The law relating to divorce and property settlements now covers de facto relationships and demands the parties undertake dispute resolution before filing for divorce. The only ground for divorce is irretrievable marriage breakdown; certain conditions, for instance around separation, must be met.


Noah Eidelson


Intervening parties

Who can intervene?

Section 91 of the Family Law Act 1975 (Cth) (‘FL Act’) empowers the Australian Attorney-General to intervene:

  • when requested to do so by a court; or
  • when an intervention is in the public interest; or
  • in proceedings relating to children. 

In an intervention, the Attorney-General has all the rights, duties and liabilities of a party. It is extremely rare for the Attorney-General to intervene in family law proceedings.

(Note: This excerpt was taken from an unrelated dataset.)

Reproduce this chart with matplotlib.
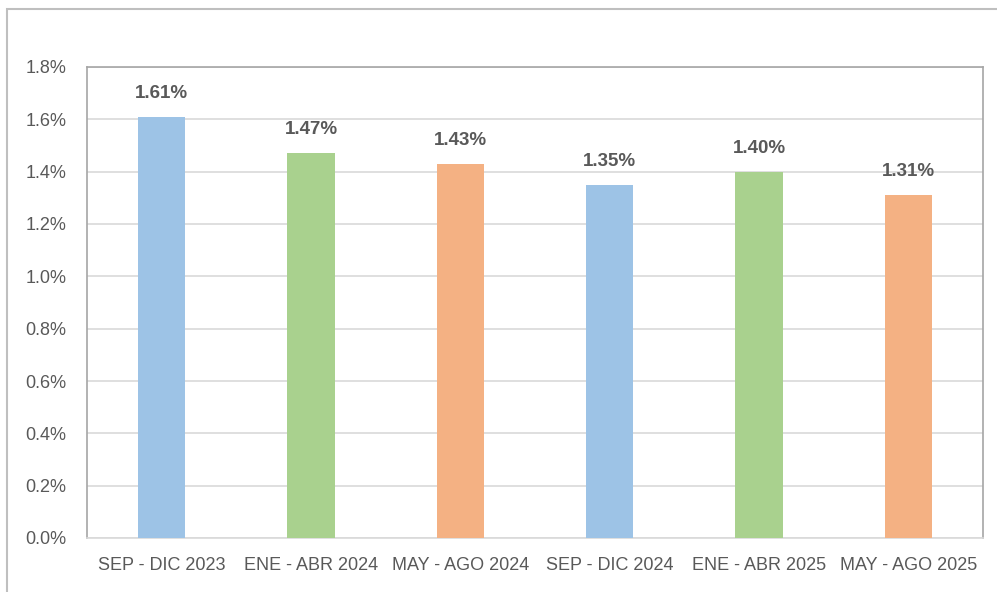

In any proceedings that may affect a child’s welfare, the court may ask a child welfare officer to intervene; this officer then becomes a party to the proceedings (s 91B).

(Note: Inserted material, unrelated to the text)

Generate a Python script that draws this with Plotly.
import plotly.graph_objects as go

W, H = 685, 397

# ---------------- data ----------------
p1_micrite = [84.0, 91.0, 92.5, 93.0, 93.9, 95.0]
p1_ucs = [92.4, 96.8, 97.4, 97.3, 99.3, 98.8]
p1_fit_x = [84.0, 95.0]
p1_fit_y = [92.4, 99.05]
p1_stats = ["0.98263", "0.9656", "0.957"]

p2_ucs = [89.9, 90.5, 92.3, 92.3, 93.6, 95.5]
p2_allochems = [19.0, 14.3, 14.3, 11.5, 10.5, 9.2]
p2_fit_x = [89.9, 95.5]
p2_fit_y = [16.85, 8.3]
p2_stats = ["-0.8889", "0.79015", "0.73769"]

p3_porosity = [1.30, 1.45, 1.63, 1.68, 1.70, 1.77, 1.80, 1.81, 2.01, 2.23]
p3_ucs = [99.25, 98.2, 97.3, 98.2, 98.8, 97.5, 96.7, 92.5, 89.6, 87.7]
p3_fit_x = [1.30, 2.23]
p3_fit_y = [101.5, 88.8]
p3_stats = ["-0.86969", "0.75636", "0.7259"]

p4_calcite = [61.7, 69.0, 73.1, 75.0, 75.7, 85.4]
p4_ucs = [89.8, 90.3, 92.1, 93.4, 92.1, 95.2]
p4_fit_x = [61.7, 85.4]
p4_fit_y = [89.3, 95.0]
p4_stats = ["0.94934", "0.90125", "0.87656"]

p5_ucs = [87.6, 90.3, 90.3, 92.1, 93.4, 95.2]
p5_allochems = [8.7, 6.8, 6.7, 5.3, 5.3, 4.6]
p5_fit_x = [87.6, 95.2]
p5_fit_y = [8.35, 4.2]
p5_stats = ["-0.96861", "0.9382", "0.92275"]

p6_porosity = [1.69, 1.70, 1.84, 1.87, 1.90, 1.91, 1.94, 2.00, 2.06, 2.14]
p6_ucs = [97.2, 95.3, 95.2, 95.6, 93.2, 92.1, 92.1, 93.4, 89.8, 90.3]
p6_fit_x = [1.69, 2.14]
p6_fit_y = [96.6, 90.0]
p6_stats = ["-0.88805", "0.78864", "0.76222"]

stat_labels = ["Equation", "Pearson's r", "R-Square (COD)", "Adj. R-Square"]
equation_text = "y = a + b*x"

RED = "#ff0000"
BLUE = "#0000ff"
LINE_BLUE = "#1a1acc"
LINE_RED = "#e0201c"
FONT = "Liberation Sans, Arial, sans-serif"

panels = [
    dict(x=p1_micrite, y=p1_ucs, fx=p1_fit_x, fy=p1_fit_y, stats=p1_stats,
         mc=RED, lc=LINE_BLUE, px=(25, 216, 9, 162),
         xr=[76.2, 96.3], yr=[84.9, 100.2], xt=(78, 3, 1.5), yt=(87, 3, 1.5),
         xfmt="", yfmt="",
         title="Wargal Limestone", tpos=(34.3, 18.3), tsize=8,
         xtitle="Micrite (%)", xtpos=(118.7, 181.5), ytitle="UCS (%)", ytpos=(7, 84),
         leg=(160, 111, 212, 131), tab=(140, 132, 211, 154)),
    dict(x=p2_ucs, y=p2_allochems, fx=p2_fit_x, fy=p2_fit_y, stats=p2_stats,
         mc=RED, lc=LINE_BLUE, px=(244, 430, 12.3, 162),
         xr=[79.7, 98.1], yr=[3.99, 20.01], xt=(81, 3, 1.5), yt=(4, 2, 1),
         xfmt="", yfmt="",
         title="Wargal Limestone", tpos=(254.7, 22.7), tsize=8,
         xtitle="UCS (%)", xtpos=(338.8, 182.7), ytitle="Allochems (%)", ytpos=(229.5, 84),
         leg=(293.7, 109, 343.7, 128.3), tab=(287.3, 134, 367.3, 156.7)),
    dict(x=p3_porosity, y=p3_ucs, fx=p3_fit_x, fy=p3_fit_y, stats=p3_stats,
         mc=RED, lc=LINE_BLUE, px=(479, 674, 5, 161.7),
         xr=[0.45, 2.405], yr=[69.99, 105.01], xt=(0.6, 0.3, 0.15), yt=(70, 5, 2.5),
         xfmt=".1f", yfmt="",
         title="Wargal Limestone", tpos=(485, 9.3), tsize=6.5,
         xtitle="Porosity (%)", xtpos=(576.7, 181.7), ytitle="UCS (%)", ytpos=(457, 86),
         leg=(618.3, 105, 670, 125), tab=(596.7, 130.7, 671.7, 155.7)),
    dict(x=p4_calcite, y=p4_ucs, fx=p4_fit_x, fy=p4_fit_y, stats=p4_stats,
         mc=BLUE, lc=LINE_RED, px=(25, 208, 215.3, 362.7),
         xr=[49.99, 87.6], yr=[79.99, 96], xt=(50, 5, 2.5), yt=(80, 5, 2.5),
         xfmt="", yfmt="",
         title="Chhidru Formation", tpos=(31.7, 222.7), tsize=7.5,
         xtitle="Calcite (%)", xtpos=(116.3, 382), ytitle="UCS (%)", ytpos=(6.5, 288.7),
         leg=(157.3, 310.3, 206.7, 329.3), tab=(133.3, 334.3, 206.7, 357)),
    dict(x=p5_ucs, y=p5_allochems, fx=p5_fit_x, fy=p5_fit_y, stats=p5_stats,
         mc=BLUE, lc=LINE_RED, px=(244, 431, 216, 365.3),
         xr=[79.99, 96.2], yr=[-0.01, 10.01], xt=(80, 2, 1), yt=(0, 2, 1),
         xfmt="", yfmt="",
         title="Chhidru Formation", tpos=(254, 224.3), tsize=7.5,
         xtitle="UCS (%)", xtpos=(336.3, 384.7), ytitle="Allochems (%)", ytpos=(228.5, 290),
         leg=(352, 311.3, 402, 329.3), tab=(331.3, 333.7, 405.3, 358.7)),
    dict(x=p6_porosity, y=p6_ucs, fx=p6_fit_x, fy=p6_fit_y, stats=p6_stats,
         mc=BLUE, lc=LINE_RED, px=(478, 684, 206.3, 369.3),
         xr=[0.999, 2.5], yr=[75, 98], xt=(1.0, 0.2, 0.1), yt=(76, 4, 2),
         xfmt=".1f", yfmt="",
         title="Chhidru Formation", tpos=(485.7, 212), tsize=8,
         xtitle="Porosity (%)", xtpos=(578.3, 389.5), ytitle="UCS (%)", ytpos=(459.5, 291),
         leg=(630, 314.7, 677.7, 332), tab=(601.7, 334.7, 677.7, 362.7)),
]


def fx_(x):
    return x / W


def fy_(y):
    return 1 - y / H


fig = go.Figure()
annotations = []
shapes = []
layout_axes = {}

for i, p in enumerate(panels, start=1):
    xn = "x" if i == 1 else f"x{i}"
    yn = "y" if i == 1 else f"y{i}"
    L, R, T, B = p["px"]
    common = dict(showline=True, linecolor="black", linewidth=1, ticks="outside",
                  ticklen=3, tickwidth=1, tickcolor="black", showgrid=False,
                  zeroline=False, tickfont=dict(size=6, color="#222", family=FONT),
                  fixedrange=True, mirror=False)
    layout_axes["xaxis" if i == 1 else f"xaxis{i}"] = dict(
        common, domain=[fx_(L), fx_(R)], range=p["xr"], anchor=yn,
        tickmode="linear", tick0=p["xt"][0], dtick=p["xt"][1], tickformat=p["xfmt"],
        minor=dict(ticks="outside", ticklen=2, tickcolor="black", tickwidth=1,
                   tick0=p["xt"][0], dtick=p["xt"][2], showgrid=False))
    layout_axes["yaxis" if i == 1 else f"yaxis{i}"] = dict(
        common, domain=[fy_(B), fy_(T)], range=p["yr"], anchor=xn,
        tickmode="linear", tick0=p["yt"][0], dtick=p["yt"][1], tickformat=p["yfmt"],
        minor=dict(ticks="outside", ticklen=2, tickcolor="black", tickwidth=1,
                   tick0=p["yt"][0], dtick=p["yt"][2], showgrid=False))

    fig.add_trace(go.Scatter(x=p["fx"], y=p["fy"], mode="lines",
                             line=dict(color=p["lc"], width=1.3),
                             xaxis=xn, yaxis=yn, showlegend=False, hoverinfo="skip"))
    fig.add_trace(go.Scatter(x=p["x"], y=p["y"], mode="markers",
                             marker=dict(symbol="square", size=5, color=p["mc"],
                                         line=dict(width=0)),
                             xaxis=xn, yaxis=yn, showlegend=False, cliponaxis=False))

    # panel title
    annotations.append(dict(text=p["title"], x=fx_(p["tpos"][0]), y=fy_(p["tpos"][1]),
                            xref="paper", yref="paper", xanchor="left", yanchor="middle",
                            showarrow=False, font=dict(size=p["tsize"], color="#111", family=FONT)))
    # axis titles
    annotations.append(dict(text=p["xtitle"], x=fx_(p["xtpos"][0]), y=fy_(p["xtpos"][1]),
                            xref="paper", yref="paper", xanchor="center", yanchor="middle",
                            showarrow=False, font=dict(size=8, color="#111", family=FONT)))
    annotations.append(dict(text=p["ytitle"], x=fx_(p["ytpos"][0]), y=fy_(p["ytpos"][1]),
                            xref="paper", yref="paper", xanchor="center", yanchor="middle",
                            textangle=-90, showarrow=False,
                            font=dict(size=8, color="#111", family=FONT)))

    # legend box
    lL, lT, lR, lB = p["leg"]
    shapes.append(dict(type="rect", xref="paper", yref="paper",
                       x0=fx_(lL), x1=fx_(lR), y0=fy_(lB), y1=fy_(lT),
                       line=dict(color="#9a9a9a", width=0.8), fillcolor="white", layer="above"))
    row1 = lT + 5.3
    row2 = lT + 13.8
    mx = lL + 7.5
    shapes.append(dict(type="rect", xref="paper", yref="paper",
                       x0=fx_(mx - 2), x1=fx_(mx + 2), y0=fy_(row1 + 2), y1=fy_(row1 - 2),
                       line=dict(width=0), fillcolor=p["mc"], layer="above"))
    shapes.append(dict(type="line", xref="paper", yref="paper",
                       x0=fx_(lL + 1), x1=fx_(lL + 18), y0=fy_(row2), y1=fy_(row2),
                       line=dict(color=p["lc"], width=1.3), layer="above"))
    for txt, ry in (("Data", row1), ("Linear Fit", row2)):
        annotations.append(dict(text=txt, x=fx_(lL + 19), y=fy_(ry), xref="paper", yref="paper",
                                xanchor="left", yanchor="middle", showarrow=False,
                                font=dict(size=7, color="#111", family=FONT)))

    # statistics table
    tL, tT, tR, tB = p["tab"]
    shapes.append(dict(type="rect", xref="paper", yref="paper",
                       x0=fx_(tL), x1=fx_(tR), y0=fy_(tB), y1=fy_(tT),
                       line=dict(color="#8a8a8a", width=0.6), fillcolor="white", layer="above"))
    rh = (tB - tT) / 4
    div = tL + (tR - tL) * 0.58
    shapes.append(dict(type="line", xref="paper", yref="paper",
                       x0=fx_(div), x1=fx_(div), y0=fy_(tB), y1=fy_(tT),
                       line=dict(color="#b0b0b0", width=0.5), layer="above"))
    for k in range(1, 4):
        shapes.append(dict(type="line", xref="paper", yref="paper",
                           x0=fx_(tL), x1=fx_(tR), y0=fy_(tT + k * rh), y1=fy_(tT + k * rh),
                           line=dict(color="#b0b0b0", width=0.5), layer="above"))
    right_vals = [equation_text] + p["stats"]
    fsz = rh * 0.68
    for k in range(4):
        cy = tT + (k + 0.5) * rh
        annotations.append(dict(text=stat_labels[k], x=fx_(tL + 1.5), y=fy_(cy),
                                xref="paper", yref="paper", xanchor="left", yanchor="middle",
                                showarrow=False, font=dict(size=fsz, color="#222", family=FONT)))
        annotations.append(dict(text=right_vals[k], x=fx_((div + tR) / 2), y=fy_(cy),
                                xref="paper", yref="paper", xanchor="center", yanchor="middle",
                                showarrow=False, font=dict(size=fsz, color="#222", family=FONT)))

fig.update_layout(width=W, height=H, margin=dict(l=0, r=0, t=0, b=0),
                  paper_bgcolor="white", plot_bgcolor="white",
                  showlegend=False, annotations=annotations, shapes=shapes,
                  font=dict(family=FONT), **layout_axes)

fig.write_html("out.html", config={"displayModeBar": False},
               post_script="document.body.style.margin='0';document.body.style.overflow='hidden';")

Other people with an interest in family law proceedings (e.g. grandparents) can apply to the court to become a party to the proceedings (s 92).


Intervention by the Attorney-General

The Attorney-General is able to intervene by filing a notice giving reasons for the intervention and for any order that is sought. If the Attorney-General seeks to set aside a decree nisi, an affidavit must be filed setting out the facts and circumstances that have been relied upon. The notice and affidavit must be served on the other party to the proceedings. These documents can be served personally or by post.

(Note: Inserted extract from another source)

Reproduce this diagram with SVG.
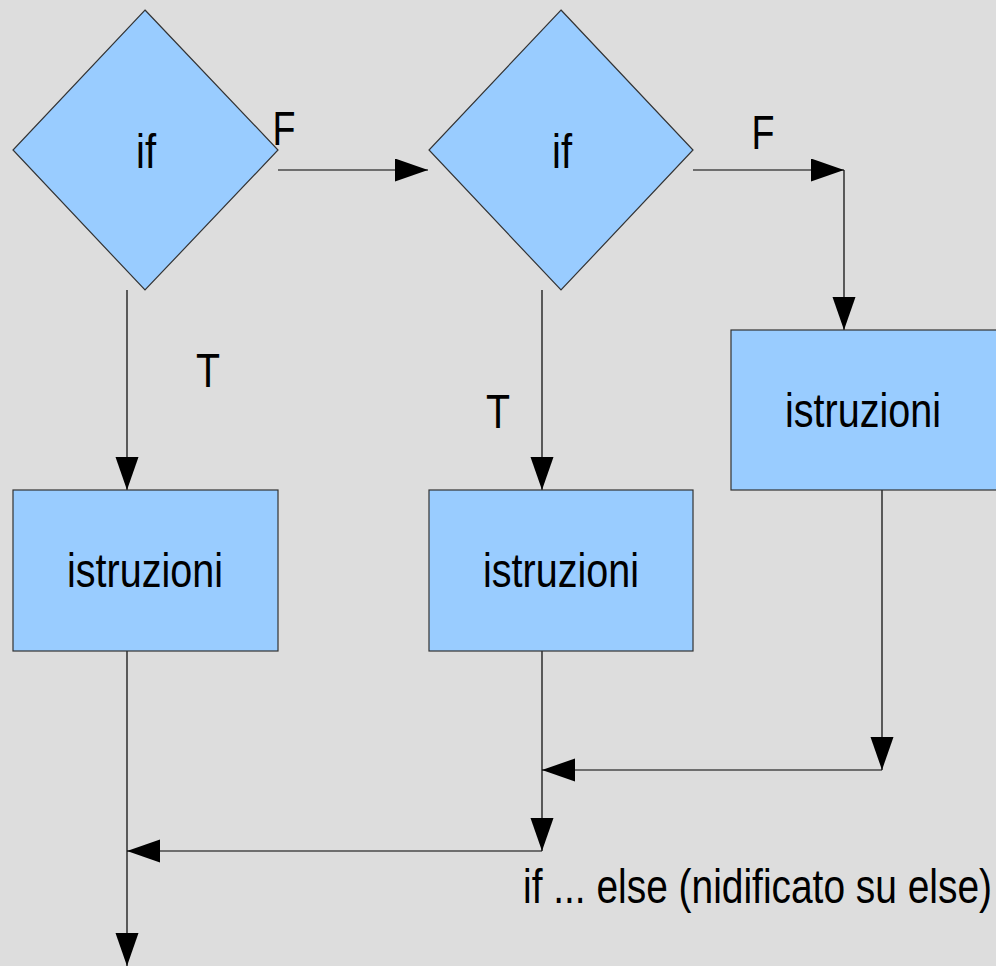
<svg xmlns="http://www.w3.org/2000/svg" width="996" height="966" viewBox="0 0 996 966">
<defs>
<style>
.shape{fill:#99ccff;stroke:#333333;stroke-width:1.2}
.c{fill:none;stroke:#000000;stroke-width:1.2}
text{font-family:"Liberation Sans",Arial,sans-serif;font-size:49px;fill:#000000}
.m{text-anchor:middle}
</style>
<marker id="ah" markerUnits="userSpaceOnUse" markerWidth="34" markerHeight="24" refX="33" refY="11.5" orient="auto">
<path d="M0,0 L33,11.5 L0,23 Z" fill="#000000"/>
</marker>
</defs>
<rect width="996" height="966" fill="#dddddd"/>
<g id="connectors">
<path class="c" d="M278,170 L428,170" marker-end="url(#ah)"/>
<path class="c" d="M693,170 L844,170" marker-end="url(#ah)"/>
<path class="c" d="M844,170 L844,330" marker-end="url(#ah)"/>
<path class="c" d="M127,290 L127,490" marker-end="url(#ah)"/>
<path class="c" d="M542,290 L542,490" marker-end="url(#ah)"/>
<path class="c" d="M882,490 L882,770" marker-end="url(#ah)"/>
<path class="c" d="M882,770 L542,770" marker-end="url(#ah)"/>
<path class="c" d="M542,651 L542,851" marker-end="url(#ah)"/>
<path class="c" d="M542,851 L127,851" marker-end="url(#ah)"/>
<path class="c" d="M127,651 L127,966" marker-end="url(#ah)"/>
<text x="284" y="145" class="m" textLength="23" lengthAdjust="spacingAndGlyphs">F</text>
<text x="763" y="149" class="m" textLength="23" lengthAdjust="spacingAndGlyphs">F</text>
<text x="208" y="387" class="m" textLength="24" lengthAdjust="spacingAndGlyphs">T</text>
<text x="498" y="428" class="m" textLength="24" lengthAdjust="spacingAndGlyphs">T</text>
</g>
<g id="if1">
<polygon class="shape" points="145,10 278,150 145,290 13,150"/>
<text x="146" y="168" class="m" textLength="20" lengthAdjust="spacingAndGlyphs">if</text>
</g>
<g id="if2">
<polygon class="shape" points="561,10 693,150 561,290 429,150"/>
<text x="562" y="168" class="m" textLength="20" lengthAdjust="spacingAndGlyphs">if</text>
</g>
<g id="istr1">
<rect class="shape" x="13" y="490" width="265" height="161"/>
<text x="145" y="587" class="m" textLength="156" lengthAdjust="spacingAndGlyphs">istruzioni</text>
</g>
<g id="istr2">
<rect class="shape" x="429" y="490" width="264" height="161"/>
<text x="561" y="587" class="m" textLength="156" lengthAdjust="spacingAndGlyphs">istruzioni</text>
</g>
<g id="istr3">
<rect class="shape" x="731" y="330" width="268" height="160"/>
<text x="863" y="427" class="m" textLength="156" lengthAdjust="spacingAndGlyphs">istruzioni</text>
</g>
<g id="caption">
<text x="523" y="903" textLength="469" lengthAdjust="spacingAndGlyphs">if ... else (nidificato su else)</text>
</g>
</svg>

Intervention by other people

Other people may intervene by filing an application stating:

  • their relationship to the parties to the marriage;
  • the reasons for the intervention; and
  • what court orders they are seeking.

The application must be verified by an affidavit. The documents should be served on all parties who have appeared, or given their address so documents can be served by post (see ‘Service of documents’ in ‘Divorce‘). If a court grants leave to (i.e. allows) a party to intervene, it may give directions about the further conduct and hearing of the proceedings.